Essentially colour preference is typically determined by the experiences we have in our life and the colours we associate with them. The theory being that linking certain colours to positive experiences means we will seek them out more, whereas learning to avoid colours we associate with unpleasant memories and/or experiences will stop us from repeating them.
Not just this but we will also accept alterations to our usual colour preferences if those colours are expected for the object in question. For example, most of us would shun a brown apple, but a brownie? Now that’s a different matter altogether.
The societal and cultural association with colours is also a huge influence for most individuals. Lola may associate burgundy with hot water bottles, but that’s because in our society that’s the link we have established. What if the colour of hot water bottles was green instead? Dear Lola might not be as repulsed by burgundy if that were the case.
“The colour of sex”
But does this have any application to sex?
Of course, it does!
When I was at the incredibly packed Kink Crafting workshop (held at Eroticon 2017) the very first question that I heard most people get asked was “What colour would you like?” and the result was incredibly telling.

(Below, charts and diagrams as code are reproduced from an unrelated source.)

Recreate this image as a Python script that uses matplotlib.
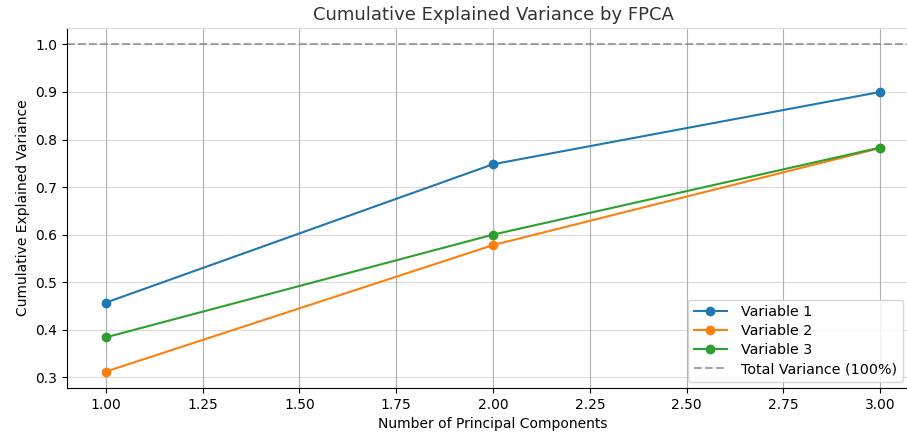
import matplotlib.pyplot as plt
import numpy as np

components = [1, 2, 3]
var1 = [0.457, 0.748, 0.900]
var2 = [0.312, 0.578, 0.782]
var3 = [0.384, 0.600, 0.783]
labels = ["Variable 1", "Variable 2", "Variable 3"]

fig = plt.figure(figsize=(9.07, 4.32), dpi=100)
# the original is cropped on the right, so the axes run past the edge
ax = fig.add_axes([67/907, 44/432, (919-67)/907, (388-28)/432])

for vals, lab in zip([var1, var2, var3], labels):
    ax.plot(components, vals, marker="o", label=lab)
ax.axhline(1.0, color="gray", linestyle="--", alpha=0.7, label="Total Variance (100%)")

ax.set_title("Cumulative Explained Variance by FPCA", fontsize=13, color="#333333")
ax.set_xlabel("Number of Principal Components")
ax.set_ylabel("Cumulative Explained Variance")
ax.xaxis.grid(True, color="#b0b0b0")
ax.yaxis.grid(True, color="#b0b0b0", alpha=0.45)
ax.spines["top"].set_color("#dddddd")

ax.legend(loc="lower left", bbox_to_anchor=(688/907, 50/432),
          bbox_transform=fig.transFigure, borderaxespad=0, fontsize=10.3,
          labelspacing=0.35, handlelength=2.3, handletextpad=1.0)

fig.savefig("out.png", dpi=100)
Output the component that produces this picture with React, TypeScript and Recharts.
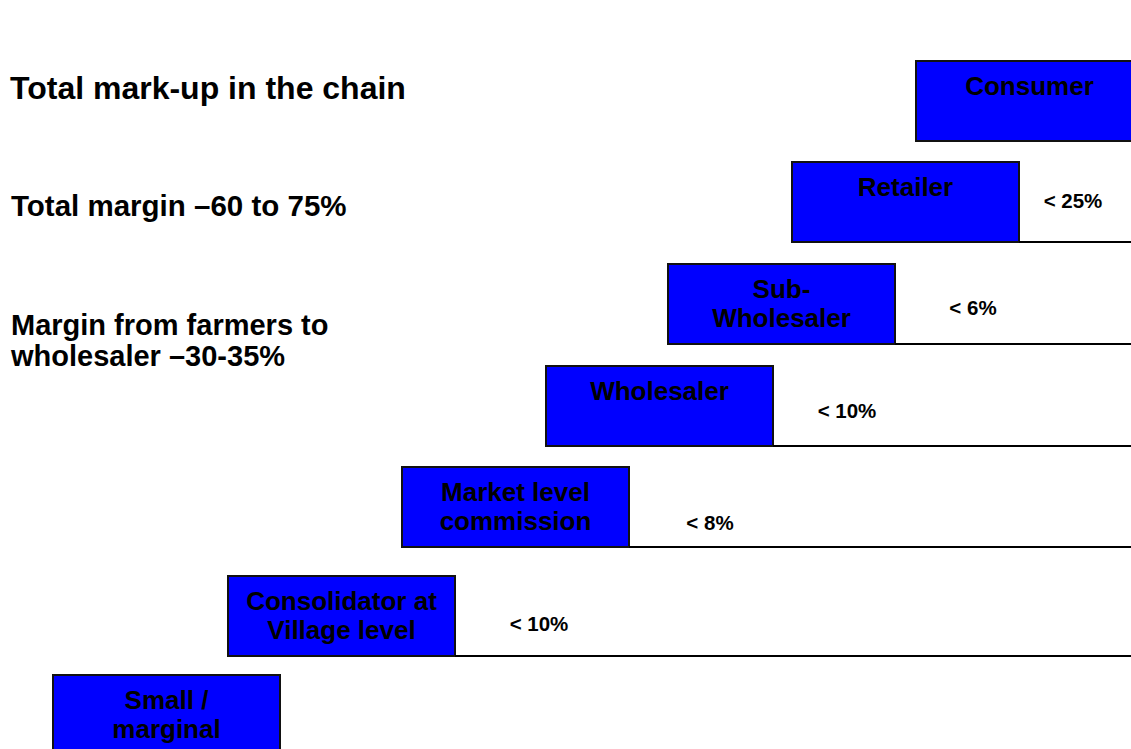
import React from 'react';
import { ComposedChart, XAxis, YAxis, Scatter, ReferenceArea, ReferenceLine } from 'recharts';

// stages of the chain, from farmer to consumer
const stages = [
  ['Small /', 'marginal'],
  ['Consolidator at', 'Village level'],
  ['Market level', 'commission'],
  ['Wholesaler'],
  ['Sub-', 'Wholesaler'],
  ['Retailer'],
  ['Consumer'],
];
// where each stage box starts along the chain, and its level (top edge), in chart units
const stageStart = [53, 228, 402, 546, 668, 792, 916];
const stageLevel = [675, 576, 467, 366, 264, 162, 61];
// mark-up added at each step
const markups = [null, '< 10%', '< 8%', '< 10%', '< 6%', '< 25%', null];
const markupX = [0, 539, 710, 847, 973, 1073, 0];
const markupY = [0, 624, 523, 411, 308, 201, 0];

const W = 1131;
const H = 749;
const BOX_W = 227;
const BOX_H = 80;
const FONT = '"Liberation Sans", Arial, Helvetica, sans-serif';

const labelPoints = stages.map((lines, i) => ({
  x: stageStart[i] + BOX_W / 2,
  y: stageLevel[i],
  lines,
}));

const markupPoints = markups
  .map((m, i) => ({ x: markupX[i], y: markupY[i], label: m }))
  .filter((p) => p.label !== null);

const BoxText = (props: any) => {
  const { cx, cy, payload } = props;
  return (
    <text textAnchor="middle" fontFamily={FONT} fontWeight="bold" fontSize={26} fill="#000">
      {payload.lines.map((l: string, k: number) => (
        <tspan key={k} x={cx} y={cy + 34 + k * 29}>
          {l}
        </tspan>
      ))}
    </text>
  );
};

const MarkupText = (props: any) => {
  const { cx, cy, payload } = props;
  return (
    <text x={cx} y={cy + 7} textAnchor="middle" fontFamily={FONT} fontWeight="bold" fontSize={20.5} fill="#000">
      {payload.label}
    </text>
  );
};

const sideText: React.CSSProperties = {
  position: 'absolute',
  left: 11,
  fontFamily: FONT,
  fontWeight: 'bold',
  lineHeight: 1,
  color: '#000',
  whiteSpace: 'nowrap',
};

export default function App() {
  return (
    <div style={{ position: 'absolute', left: 0, top: 0, width: W, height: H, overflow: 'hidden', background: '#fff' }}>
      <ComposedChart width={W} height={H} margin={{ top: 0, right: 0, bottom: 0, left: 0 }}>
        <XAxis type="number" dataKey="x" domain={[0, W]} allowDataOverflow hide />
        <YAxis type="number" dataKey="y" domain={[0, H]} reversed allowDataOverflow hide />
        {stages.map((_, i) => (
          <ReferenceArea
            key={'box' + i}
            x1={stageStart[i]}
            x2={stageStart[i] + BOX_W}
            y1={stageLevel[i]}
            y2={stageLevel[i] + BOX_H}
            fill="#0000FF"
            fillOpacity={1}
            stroke="#111"
            strokeWidth={2}
            ifOverflow="visible"
          />
        ))}
        {markups.map((m, i) =>
          m === null ? null : (
            <ReferenceLine
              key={'line' + i}
              segment={[
                { x: stageStart[i] + BOX_W, y: stageLevel[i] + BOX_H },
                { x: W, y: stageLevel[i] + BOX_H },
              ]}
              stroke="#000"
              strokeWidth={2}
              ifOverflow="visible"
            />
          )
        )}
        <Scatter data={labelPoints} shape={BoxText} isAnimationActive={false} />
        <Scatter data={markupPoints} shape={MarkupText} isAnimationActive={false} />
      </ComposedChart>
      <div style={{ ...sideText, left: 10, top: 72, fontSize: 32 }}>Total mark-up in the chain</div>
      <div style={{ ...sideText, top: 191, fontSize: 29.5 }}>Total margin –60 to 75%</div>
      <div style={{ ...sideText, top: 311, fontSize: 29 }}>Margin from farmers to</div>
      <div style={{ ...sideText, top: 342, fontSize: 29 }}>wholesaler –30-35%</div>
    </div>
  );
}
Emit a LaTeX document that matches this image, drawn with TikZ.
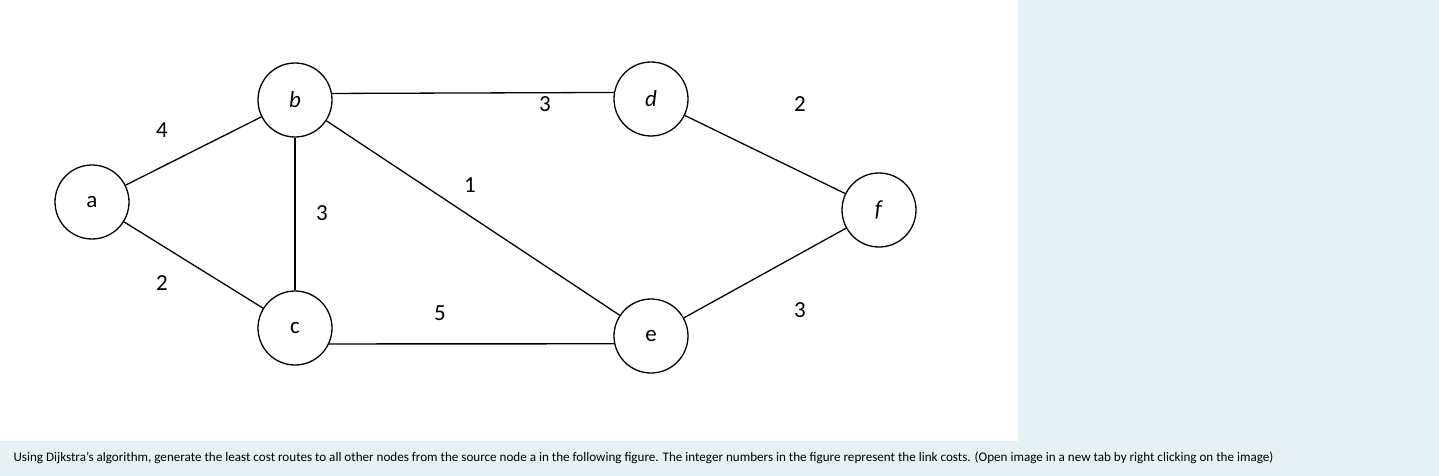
\documentclass[tikz,border=0pt]{standalone}
\usepackage{fontspec}
\setmainfont{Carlito}
\definecolor{bgc}{HTML}{E7F1F4}
\begin{document}
\begin{tikzpicture}[x=1pt,y=-1pt,
  vert/.style={circle,draw,line width=1.3pt,minimum size=74pt,inner sep=0pt,font=\fontsize{23}{25}\selectfont},
  lbl/.style={font=\fontsize{23}{25}\selectfont},
  edge/.style={line width=1.3pt}]
\fill[bgc] (0,0) rectangle (1439,476);
\fill[white] (0,0) rectangle (1018,441);
\node[vert] (a) at (92,202) {a};
\node[vert] (b) at (295,100) {\textit{b}};
\node[vert] (c) at (295,328) {c};
\node[vert] (d) at (651,99) {\textit{d}};
\node[vert] (e) at (651,336) {e};
\node[vert] (f) at (879,210) {\textit{f}};
\draw[edge] (a) -- (b);
\draw[edge] (a) -- (c);
\draw[edge] (b) -- (c);
\draw[edge] (b.10) -- (d.170);
\draw[edge] (b) -- (e);
\draw[edge] (c.-25) -- (e.192);
\draw[edge] (d) -- (f);
\draw[edge] (e) -- (f);
\node[lbl] (l1) at (162,130) {4};
\node[lbl] (l2) at (162,283) {2};
\node[lbl] (l3) at (322,213) {3};
\node[lbl] (l4) at (470,185) {1};
\node[lbl] (l5) at (545,104) {3};
\node[lbl] (l6) at (800,104) {2};
\node[lbl] (l7) at (440,313) {5};
\node[lbl] (l8) at (800,310) {3};
\node[anchor=west,font=\fontsize{13.1}{15}\selectfont] (cap) at (10,458) {Using Dijkstra's algorithm, generate the least cost routes to all other nodes from the source node a in the following figure. The integer numbers in the figure represent the link costs. (Open image in a new tab by right clicking on the image)};
\end{tikzpicture}
\end{document}
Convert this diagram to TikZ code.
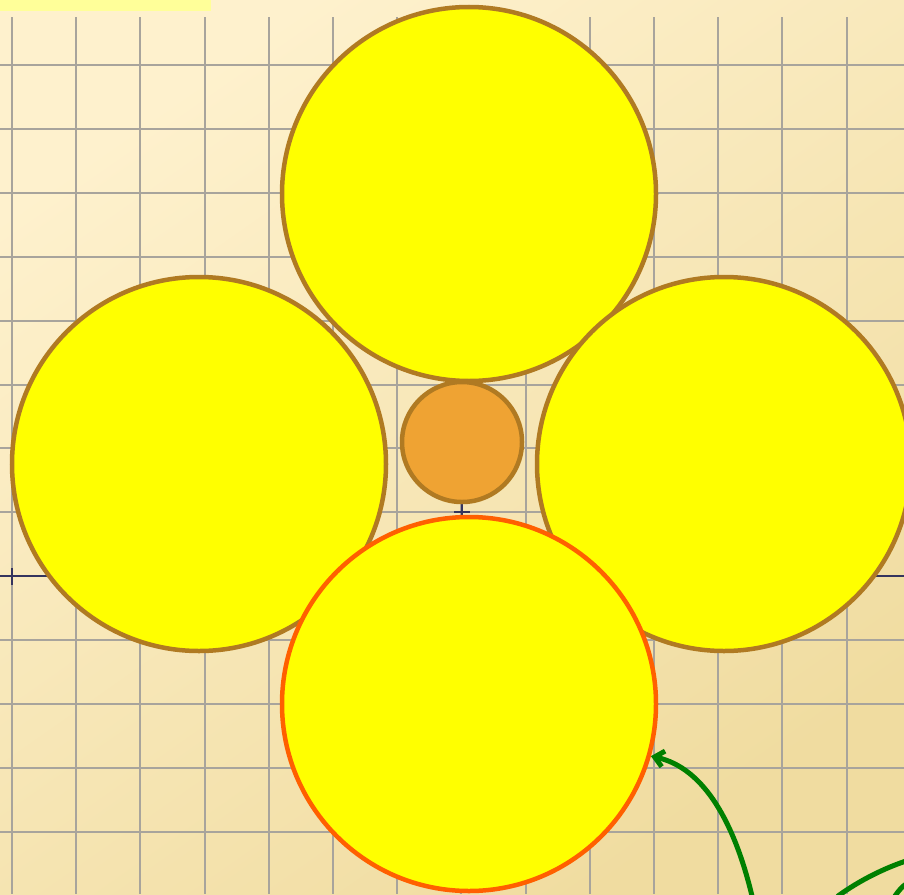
\documentclass[tikz,border=0pt]{standalone}
\usetikzlibrary{arrows.meta}
\definecolor{bgtop}{HTML}{FEF1CD}
\definecolor{bgbot}{HTML}{F0DCA0}
\definecolor{gridc}{HTML}{A8A49C}
\definecolor{axisc}{HTML}{34345E}
\definecolor{petal}{HTML}{FFFF00}
\definecolor{petaledge}{HTML}{B07A22}
\definecolor{redge}{HTML}{FF6000}
\definecolor{corefill}{HTML}{EFA333}
\definecolor{stripc}{HTML}{FFFF99}
\definecolor{arrowc}{HTML}{008000}
\tikzset{
  gridline/.style={draw=gridc, line width=2pt},
  axisline/.style={draw=axisc, line width=1.4pt},
  petalbox/.style={circle, fill=petal, draw=petaledge, line width=4.5pt, minimum size=374pt, inner sep=0pt},
  corebox/.style={circle, fill=corefill, draw=petaledge, line width=4.5pt, minimum size=120pt, inner sep=0pt},
  greenarrow/.style={draw=arrowc, line width=5pt, line cap=round},
}
\begin{document}
\begin{tikzpicture}[x=1pt,y=-1pt]
\useasboundingbox (0,0) rectangle (904,894);
\shade[top color=bgtop, bottom color=bgbot, shading angle=35] (0,0) rectangle (904,894);
\fill[stripc] (0,0) rectangle (211,11);
% grid
\foreach \k in {0,...,13} {
  \draw[gridline] ({12+64.2*\k},17) -- ({12+64.2*\k},894);
}
\foreach \k in {0,...,12} {
  \draw[gridline] (0,{65+63.9*\k}) -- (904,{65+63.9*\k});
}
% axes
\draw[axisline] (0,576) -- (904,576);
\draw[axisline] (462,20) -- (462,880);
\draw[axisline] (12,568) -- (12,585);
\draw[axisline] (454,512) -- (470,512);
% petals
\node[petalbox] (top) at (469,194) {};
\node[petalbox] (left) at (199,464) {};
\node[petalbox] (right) at (724,464) {};
\node[petalbox, draw=redge] (bot) at (469,704) {};
\node[corebox] (core) at (462,442) {};
% green arrows
\coordinate (a1) at (752,896);
\coordinate (a2) at (838,896);
\coordinate (a2e) at (906,861);
\coordinate (a3) at (895,896);
\coordinate (a3e) at (906,884);
\draw[greenarrow, -{Straight Barb[length=9pt,width=16pt]}] (a1) .. controls (735,825) and (705,768) .. (bot.-16);
\draw[greenarrow] (a2) .. controls (860,880) and (885,868) .. (a2e);
\draw[greenarrow] (a3) .. controls (899,890) and (902,887) .. (a3e);
\end{tikzpicture}
\end{document}
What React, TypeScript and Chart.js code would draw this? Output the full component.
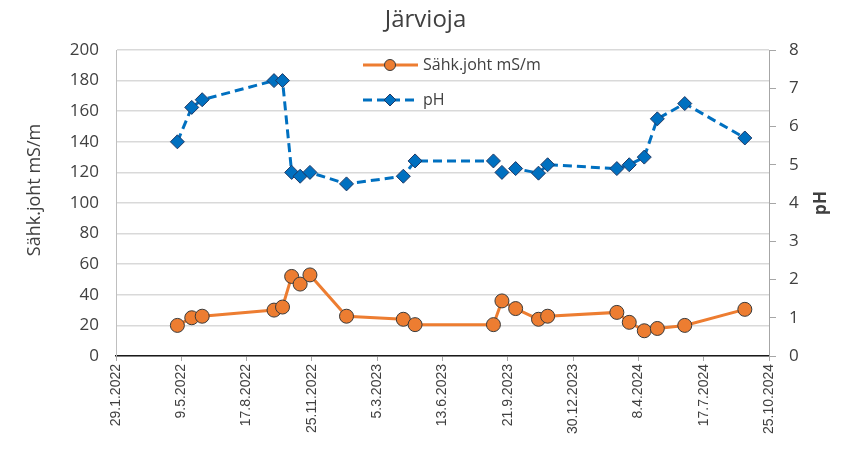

Some people would answer almost before the question was finished, others shortly and surely after, whereas some took the time to consider their options before eventually determining what, to them, was clearly an important decision.
In all these cases the colour of the kinky item in question was clearly of great significance. When I took a moment to muse out loud as to why this may be the answer was resoundingly to do with personal significance—that association that each individual made between colour and kink. And this was the case for me too.
I didn’t need to hesitate when asked what colour I wanted. It was red. It’s always been red…Well, red and black. Those are my ‘sexy’ colours and there is, of course, a long list of associations in my mind to back this preference up (but those are on a ‘need to know’ basis).
Yet when it came to the ‘Misery Stick’ that I purchased later in the day, and the handmade ceramic dildos, that I admired, it had to be blue. Blue, for me, is a colour of self-care, and healing—tranquillity and passivity. Both colours are important, and both have a role to play in my sexual health and well-being, and that role is undoubtedly active.
So, what does this all mean?
You may be thinking, “Well, Emmeline, this is all very interesting, but what does it even matter!?”
Well, if you are one of the people who does value colour in your sex life then it can make all the difference.
Having a favourite colour in the bedroom can help you craft a kink aesthetic that further bolsters your headspace during a scene, or helps empower you in those uncertain moments. If BDSM is a performative practice, then the colours you choose may be an essential component in setting the stage.
The colour of sexual items can also be highly problematic—something to problematize, challenge, and consider. What does it say about the adult community that most ‘female’ toys are pink and purple, whereas most ‘male’ toys are blue and black? Is this helpful? Is it worth challenging? And, if so, how do we work with an industry that is essentially meeting the demand of a society that is culturally predisposed to make certain colour associations with certain genders?
When a company does stand out against these colour stereotypes then it shows and, interestingly, often has a huge appeal. I’m thinking Godemiche, Ceramic Pleasures, and, yes, Kink Craft who give options and urge customers to customize their items.
And, although I hold my hands up and admit to buying a stereotypically red and black dildo when ordering from Godemiche perhaps that’s irrelevant—what matters (what has always mattered) personal association and being given the choice to curate the coloured collection of your choice. Whether that’s pink, red, or gamboge is irrelevant. What it means to you is everything.